Supreme Court Justice Stephen Breyer was nominated to the Supreme Court by former President Bill Clinton in 1994
Supreme Court Justice Stephen Breyer was nominated to the Supreme Court by former President Bill Clinton in 1994. Photo Credit: Shutterstock

Now serving on the U.S. Court of Appeals, she is still fighting to subpoena Trump and his political allies after more than four years. But the investigation focuses on the Jan. 6 attack on the U.S. Capitol.

Her record as a judge is otherwise uncontroversial, especially for Democrats. On the United States Sentencing Commission, she even ruled to reduce drug sentences for non-violent offenders.

With full Democratic support in the Senate, and a tying vote from Vice President Kamala Harris, Joe Biden would be able to appoint any justice he sees fit.

Other choices could be Leondra Kruger, 45, an associate justice on the California Supreme Court.
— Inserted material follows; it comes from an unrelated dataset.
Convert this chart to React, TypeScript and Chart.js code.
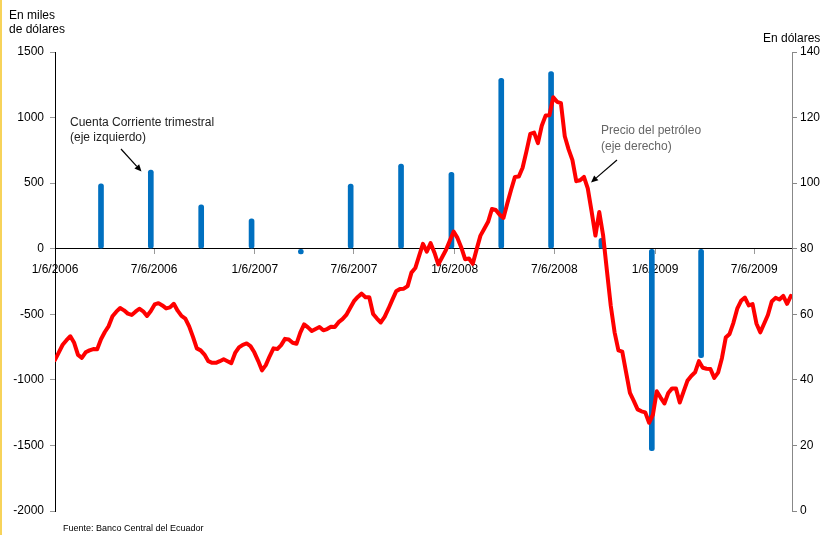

She clerked for the late Justice John Paul Stevens, but has sided with more conservative judges in California on many decisions throughout her seven years.

J. Michelle Childs, a federal judge from South Carolina, Minnesota Judge Wilhelmina Wright, and Georgia Judge Leslie Abrams Gardner, are also considered in the running for the seat. Wright is a favorite of Minnesota Senator Amy Klobuchar, and Leslie Abrams Gardner is the sister of progressive advocate Stacey Abrams.

These shortlist picks only remain on the list, however, if President Joe Biden intends to keep his promise to nominate a Black woman to the Supreme Court.

In the meantime, Justice Breyer will still sit for landmark decisions such as the Dobbs v. Jackson Women’s Health abortion case that challenges Roe v. Wade, as well as a major decision on “proper cause” for concealed carry firearms.